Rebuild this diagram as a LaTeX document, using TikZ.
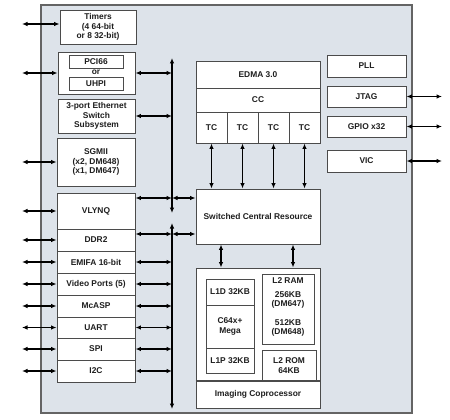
\documentclass[tikz,border=0pt]{standalone}
\usepackage{fontspec}
\setmainfont{Liberation Sans}
\usetikzlibrary{arrows.meta}
\definecolor{bg}{RGB}{221,227,234}
\definecolor{ln}{RGB}{75,75,75}
\definecolor{ol}{RGB}{100,100,100}
\definecolor{tx}{RGB}{30,30,30}
\begin{document}
\begin{tikzpicture}[x=1pt,y=-1pt,
 bx/.style={draw=ln, fill=white, line width=0.9pt, inner sep=0pt, align=center, text=tx, font=\bfseries\fontsize{8.4}{9.4}\selectfont},
 lbl/.style={inner sep=0pt, align=center, text=tx, font=\bfseries\fontsize{8.4}{9.8}\selectfont},
 dbl/.style={{Latex[length=5.5pt,width=4.5pt]}-{Latex[length=5.5pt,width=4.5pt]}, line width=1.2pt, black},
]
\useasboundingbox (0,0) rectangle (450,420);
% chip outline
\node[draw=ol, fill=bg, line width=1.2pt, inner sep=0pt, minimum width=371pt, minimum height=408pt] (chip) at (226.5,209) {};
\coordinate (lx) at (22,0);
\coordinate (rx) at (442,0);
% left column
\node[bx, minimum width=76pt, minimum height=34pt] (timers) at (98,27) {Timers\\(4 64-bit\\or 8 32-bit)};
\node[bx, minimum width=77pt, minimum height=42pt] (pci) at (96.5,73) {};
\node[bx, minimum width=54pt, minimum height=13pt] (pci66) at (96,61.5) {PCI66};
\node[lbl] (or) at (96,72) {or};
\node[bx, minimum width=54pt, minimum height=13pt] (uhpi) at (96,83.5) {UHPI};
\node[bx, minimum width=77pt, minimum height=34pt] (eth) at (96.5,116) {3-port Ethernet\\Switch\\Subsystem};
\node[bx, minimum width=78pt, minimum height=48pt] (sgmii) at (96,162) {SGMII\\(x2, DM648)\\(x1, DM647)};
\node[bx, minimum width=78pt, minimum height=36pt] (vlynq) at (96,211) {VLYNQ};
\node[bx, minimum width=78pt, minimum height=22pt] (ddr) at (96,240) {DDR2};
\node[bx, minimum width=78pt, minimum height=22pt] (emifa) at (96,262) {EMIFA 16-bit};
\node[bx, minimum width=78pt, minimum height=22pt] (video) at (96,284) {Video Ports (5)};
\node[bx, minimum width=78pt, minimum height=22pt] (mcasp) at (96,306) {McASP};
\node[bx, minimum width=78pt, minimum height=21pt] (uart) at (96,327.5) {UART};
\node[bx, minimum width=78pt, minimum height=22pt] (spi) at (96,349) {SPI};
\node[bx, minimum width=78pt, minimum height=22pt] (iic) at (96,371) {I2C};
% EDMA
\node[bx, minimum width=124pt, minimum height=27pt] (edma) at (258,74.5) {EDMA 3.0};
\node[bx, minimum width=124pt, minimum height=24pt] (cc) at (258,100) {CC};
\foreach \i/\x in {1/211.5,2/242.5,3/273.5,4/304.5}
  \node[bx, minimum width=31pt, minimum height=31pt] (tc\i) at (\x,127.5) {TC};
% SCR
\node[bx, minimum width=124pt, minimum height=55pt] (scr) at (258,216.5) {Switched Central Resource};
% Imaging
\node[bx, minimum width=124pt, minimum height=140pt] (img) at (258,338) {};
\node[bx, minimum width=124pt, minimum height=27pt] (icp) at (258,394.5) {Imaging Coprocessor};
\node[bx, minimum width=48pt, minimum height=26pt] (l1d) at (230,292) {L1D 32KB};
\node[bx, minimum width=48pt, minimum height=43pt] (c64) at (230,326.5) {C64x+\\Mega};
\node[bx, minimum width=48pt, minimum height=25pt] (l1p) at (230,360.5) {L1P 32KB};
\node[bx, minimum width=52pt, minimum height=70pt] (l2ram) at (288,309) {};
\node[lbl] (l2t) at (288,281) {L2 RAM};
\node[lbl] (l2a) at (288,300) {256KB\\(DM647)};
\node[lbl] (l2b) at (288,328) {512KB\\(DM648)};
\node[bx, minimum width=54pt, minimum height=31pt] (l2rom) at (289,365.5) {L2 ROM\\64KB};
\draw[draw=ln, line width=0.9pt] (icp.north west) -- (icp.north east);
% right column
\node[bx, minimum width=79pt, minimum height=22pt] (pll) at (366.5,66) {PLL};
\node[bx, minimum width=79pt, minimum height=21pt] (jtag) at (366.5,96.5) {JTAG};
\node[bx, minimum width=79pt, minimum height=21pt] (gpio) at (366.5,126.5) {GPIO x32};
\node[bx, minimum width=79pt, minimum height=22pt] (vic) at (366.5,161) {VIC};
% bus
\coordinate (bt) at (172,58);
\coordinate (bm1) at (172,213);
\coordinate (bm2) at (172,223);
\coordinate (bb) at (172,409);
\draw[dbl] (bt) -- (bm1);
\draw[dbl] (bm2) -- (bb);
% left external arrows
\path ([yshift=3pt]timers.west) coordinate (tw);
\draw[dbl] (tw -| lx) -- (tw);
\foreach \n in {pci,sgmii,vlynq,ddr,emifa,video,mcasp,uart,spi,iic}
  \draw[dbl] (\n.west -| lx) -- (\n.west);
% to bus
\foreach \n in {pci,eth,emifa,video,mcasp,uart,spi,iic}
  \draw[dbl] (\n.east) -- (\n.east -| bt);
\path ([yshift=13pt]vlynq.east) coordinate (vq);
\path ([yshift=6pt]ddr.east) coordinate (dq);
\draw[dbl] (vq) -- (vq -| bt);
\draw[dbl] (vq -| bt) -- (vq -| scr.west);
\draw[dbl] (dq) -- (dq -| bt);
\draw[dbl] (dq -| bt) -- (dq -| scr.west);
% TC to SCR
\foreach \i in {1,2,3,4}
  \draw[dbl] (tc\i.south) -- (tc\i.south |- scr.north);
% SCR to imaging
\draw[dbl] ([xshift=-37pt]scr.south) -- ([xshift=-37pt]img.north);
\draw[dbl] ([xshift=35pt]scr.south) -- ([xshift=35pt]img.north);
% right external arrows
\foreach \n in {jtag,gpio,vic}
  \draw[dbl] (\n.east) -- (\n.east -| rx);
\end{tikzpicture}
\end{document}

### Objective
Quote the data exactly, leaving every image out of the copy.

### Exercise solution
Rebuild this diagram as a LaTeX document, using TikZ.
\documentclass[tikz,border=0pt]{standalone}
\usepackage{fontspec}
\setmainfont{Liberation Sans}
\usetikzlibrary{arrows.meta}
\definecolor{bg}{RGB}{221,227,234}
\definecolor{ln}{RGB}{75,75,75}
\definecolor{ol}{RGB}{100,100,100}
\definecolor{tx}{RGB}{30,30,30}
\begin{document}
\begin{tikzpicture}[x=1pt,y=-1pt,
 bx/.style={draw=ln, fill=white, line width=0.9pt, inner sep=0pt, align=center, text=tx, font=\bfseries\fontsize{8.4}{9.4}\selectfont},
 lbl/.style={inner sep=0pt, align=center, text=tx, font=\bfseries\fontsize{8.4}{9.8}\selectfont},
 dbl/.style={{Latex[length=5.5pt,width=4.5pt]}-{Latex[length=5.5pt,width=4.5pt]}, line width=1.2pt, black},
]
\useasboundingbox (0,0) rectangle (450,420);
% chip outline
\node[draw=ol, fill=bg, line width=1.2pt, inner sep=0pt, minimum width=371pt, minimum height=408pt] (chip) at (226.5,209) {};
\coordinate (lx) at (22,0);
\coordinate (rx) at (442,0);
% left column
\node[bx, minimum width=76pt, minimum height=34pt] (timers) at (98,27) {Timers\\(4 64-bit\\or 8 32-bit)};
\node[bx, minimum width=77pt, minimum height=42pt] (pci) at (96.5,73) {};
\node[bx, minimum width=54pt, minimum height=13pt] (pci66) at (96,61.5) {PCI66};
\node[lbl] (or) at (96,72) {or};
\node[bx, minimum width=54pt, minimum height=13pt] (uhpi) at (96,83.5) {UHPI};
\node[bx, minimum width=77pt, minimum height=34pt] (eth) at (96.5,116) {3-port Ethernet\\Switch\\Subsystem};
\node[bx, minimum width=78pt, minimum height=48pt] (sgmii) at (96,162) {SGMII\\(x2, DM648)\\(x1, DM647)};
\node[bx, minimum width=78pt, minimum height=36pt] (vlynq) at (96,211) {VLYNQ};
\node[bx, minimum width=78pt, minimum height=22pt] (ddr) at (96,240) {DDR2};
\node[bx, minimum width=78pt, minimum height=22pt] (emifa) at (96,262) {EMIFA 16-bit};
\node[bx, minimum width=78pt, minimum height=22pt] (video) at (96,284) {Video Ports (5)};
\node[bx, minimum width=78pt, minimum height=22pt] (mcasp) at (96,306) {McASP};
\node[bx, minimum width=78pt, minimum height=21pt] (uart) at (96,327.5) {UART};
\node[bx, minimum width=78pt, minimum height=22pt] (spi) at (96,349) {SPI};
\node[bx, minimum width=78pt, minimum height=22pt] (iic) at (96,371) {I2C};
% EDMA
\node[bx, minimum width=124pt, minimum height=27pt] (edma) at (258,74.5) {EDMA 3.0};
\node[bx, minimum width=124pt, minimum height=24pt] (cc) at (258,100) {CC};
\foreach \i/\x in {1/211.5,2/242.5,3/273.5,4/304.5}
  \node[bx, minimum width=31pt, minimum height=31pt] (tc\i) at (\x,127.5) {TC};
% SCR
\node[bx, minimum width=124pt, minimum height=55pt] (scr) at (258,216.5) {Switched Central Resource};
% Imaging
\node[bx, minimum width=124pt, minimum height=140pt] (img) at (258,338) {};
\node[bx, minimum width=124pt, minimum height=27pt] (icp) at (258,394.5) {Imaging Coprocessor};
\node[bx, minimum width=48pt, minimum height=26pt] (l1d) at (230,292) {L1D 32KB};
\node[bx, minimum width=48pt, minimum height=43pt] (c64) at (230,326.5) {C64x+\\Mega};
\node[bx, minimum width=48pt, minimum height=25pt] (l1p) at (230,360.5) {L1P 32KB};
\node[bx, minimum width=52pt, minimum height=70pt] (l2ram) at (288,309) {};
\node[lbl] (l2t) at (288,281) {L2 RAM};
\node[lbl] (l2a) at (288,300) {256KB\\(DM647)};
\node[lbl] (l2b) at (288,328) {512KB\\(DM648)};
\node[bx, minimum width=54pt, minimum height=31pt] (l2rom) at (289,365.5) {L2 ROM\\64KB};
\draw[draw=ln, line width=0.9pt] (icp.north west) -- (icp.north east);
% right column
\node[bx, minimum width=79pt, minimum height=22pt] (pll) at (366.5,66) {PLL};
\node[bx, minimum width=79pt, minimum height=21pt] (jtag) at (366.5,96.5) {JTAG};
\node[bx, minimum width=79pt, minimum height=21pt] (gpio) at (366.5,126.5) {GPIO x32};
\node[bx, minimum width=79pt, minimum height=22pt] (vic) at (366.5,161) {VIC};
% bus
\coordinate (bt) at (172,58);
\coordinate (bm1) at (172,213);
\coordinate (bm2) at (172,223);
\coordinate (bb) at (172,409);
\draw[dbl] (bt) -- (bm1);
\draw[dbl] (bm2) -- (bb);
% left external arrows
\path ([yshift=3pt]timers.west) coordinate (tw);
\draw[dbl] (tw -| lx) -- (tw);
\foreach \n in {pci,sgmii,vlynq,ddr,emifa,video,mcasp,uart,spi,iic}
  \draw[dbl] (\n.west -| lx) -- (\n.west);
% to bus
\foreach \n in {pci,eth,emifa,video,mcasp,uart,spi,iic}
  \draw[dbl] (\n.east) -- (\n.east -| bt);
\path ([yshift=13pt]vlynq.east) coordinate (vq);
\path ([yshift=6pt]ddr.east) coordinate (dq);
\draw[dbl] (vq) -- (vq -| bt);
\draw[dbl] (vq -| bt) -- (vq -| scr.west);
\draw[dbl] (dq) -- (dq -| bt);
\draw[dbl] (dq -| bt) -- (dq -| scr.west);
% TC to SCR
\foreach \i in {1,2,3,4}
  \draw[dbl] (tc\i.south) -- (tc\i.south |- scr.north);
% SCR to imaging
\draw[dbl] ([xshift=-37pt]scr.south) -- ([xshift=-37pt]img.north);
\draw[dbl] ([xshift=35pt]scr.south) -- ([xshift=35pt]img.north);
% right external arrows
\foreach \n in {jtag,gpio,vic}
  \draw[dbl] (\n.east) -- (\n.east -| rx);
\end{tikzpicture}
\end{document}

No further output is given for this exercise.